Le gain sur ce vin est flagrant. Je pense que certains se demandent à ce point si le carafage permet de faire vieillir plus vite le vin ou du moins, s’il permet de boire un vin jeune sans attendre. A cela, pas de réponse simple sinon que non, le carafage ne fait pas vieillir plus vite, il permet surtout de permettre une oxygénation rapide du vin (entre autre) qui va donc « forcer » certaines transformations. Cela va se concrétiser dans la possibilité de prendre du plaisir sur un vin trop jeune. Mais en tout cas, cette pratique ne se substitue pas au vieillissement. Par exemple, si efficace ait été ce carafage de Beaucastel 2008, je peux vous assurer que le vin sera encore supérieur (surtout du point de vue de la complexité) quand les ans auront passés. C’est en revanche un outil utile quand vous n’avez pas le choix du millésime (restaurant ou début de construction de cave, par exemple) et dans un cas particulier, c’est très efficace : dans le cas de vins « réduits ». Par ailleurs, il est difficile d’être assuré à l’ouverture d’une bouteille que le vin est exactement à son apogée, le carafage peut permettre d’ajuster le vin. Nous parlons dans ce cas de carafage court, de 30 minutes à 1 heure.
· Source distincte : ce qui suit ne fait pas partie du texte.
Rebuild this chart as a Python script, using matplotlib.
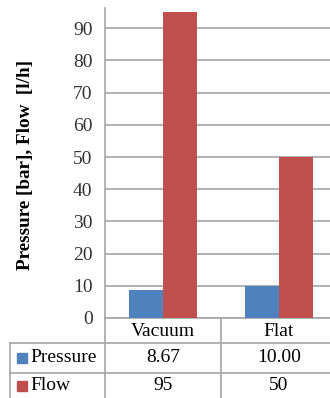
import numpy as np
import matplotlib.pyplot as plt
from matplotlib.lines import Line2D
from matplotlib.patches import Rectangle

categories = ["Vacuum", "Flat"]
series_names = ["Pressure", "Flow"]
pressure = [8.67, 10.00]
flow = [95, 50]
pressure_labels = ["8.67", "10.00"]
flow_labels = ["95", "50"]
colors = ["#4F81BD", "#C0504D"]
grid_color = "#A6A6A6"

W, H = 330, 398
plt.rcParams["font.family"] = ["Liberation Serif", "DejaVu Serif"]

fig = plt.figure(figsize=(W / 100, H / 100), dpi=100)


def fx(px):
    return px / W


def fy(py):
    return 1 - py / H


# plot area (the right edge runs past the picture, as in the source)
left, right, top, bottom = 105, 337, 8, 318
ax = fig.add_axes([fx(left), fy(bottom), fx(right - left), fy(top) - fy(bottom)])

x = np.arange(len(categories))
bw = 0.29
ax.bar(x - bw / 2, pressure, bw, color=colors[0], edgecolor="none", zorder=3)
ax.bar(x + bw / 2, flow, bw, color=colors[1], edgecolor="none", zorder=3)

ax.set_xlim(-0.5, len(categories) - 0.5)
ax.set_ylim(0, 96.3)
ax.set_yticks(range(0, 100, 10))
ax.set_xticks([])
ax.yaxis.grid(True, color=grid_color, linewidth=1.2, zorder=0)
ax.tick_params(axis="y", length=0, pad=9, labelsize=14, colors="#333333")
for s in ["top", "right"]:
    ax.spines[s].set_visible(False)
for s in ["left", "bottom"]:
    ax.spines[s].set_color(grid_color)
    ax.spines[s].set_linewidth(1.2)

fig.text(fx(26), fy(165), "Pressure [bar], Flow  [l/h]", rotation=90,
         ha="center", va="center", fontsize=13.8, fontweight="bold")

# data table under the chart
row_y = [318, 343, 373, 410]
col_x = [left + (right - left) * i / len(categories) for i in range(len(categories) + 1)]
lw = 1.2
for xv in col_x:
    fig.add_artist(Line2D([fx(xv)] * 2, [fy(row_y[0]), fy(row_y[-1])],
                          color=grid_color, lw=lw))
fig.add_artist(Line2D([fx(10)] * 2, [fy(row_y[1]), fy(row_y[-1])],
                      color=grid_color, lw=lw))
for yv in row_y[1:]:
    fig.add_artist(Line2D([fx(10), fx(right)], [fy(yv)] * 2,
                          color=grid_color, lw=lw))

centres = [(col_x[i] + col_x[i + 1]) / 2 for i in range(len(categories))]
for c, name in zip(centres, categories):
    fig.text(fx(c), fy(331), name, ha="center", va="center", fontsize=14)

rows = [pressure_labels, flow_labels]
row_centres = [358, 386]
for r, (name, vals) in enumerate(zip(series_names, rows)):
    yc = row_centres[r]
    fig.add_artist(Rectangle((fx(17), fy(yc + 5)), fx(10), fy(yc - 5) - fy(yc + 5),
                             color=colors[r]))
    fig.text(fx(30), fy(yc), name, ha="left", va="center", fontsize=14)
    for c, v in zip(centres, vals):
        fig.text(fx(c), fy(yc), v, ha="center", va="center", fontsize=14)

fig.savefig("out.png", dpi=100)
Pour terminer, et bien que j’use souvent de cette technique, je vous livrerai cette conclusion : si vous devez réaliser un long carafage, c’est que le vin n’est pas prêt à être bu. Dans l’absolu, seul un court carafage (et idéalement, aucun), peut se justifier pour débloquer un vin un peu trop jeune. Au cas contraire, c’est un pis aller. Vous pourrez certes vous faire plaisir, mais vous perdrez une partie du potentiel du vin.

Certes… mais il est toujours tellement excitant d’ouvrir les vins que l’on vient de découvrir nous-mêmes, pour les faire découvrir à d’autres. Un vrai cercle vicieux ! D’autant que dans le cas de mon exemple, je n’aurais aucun scrupule à renouveler l’opération.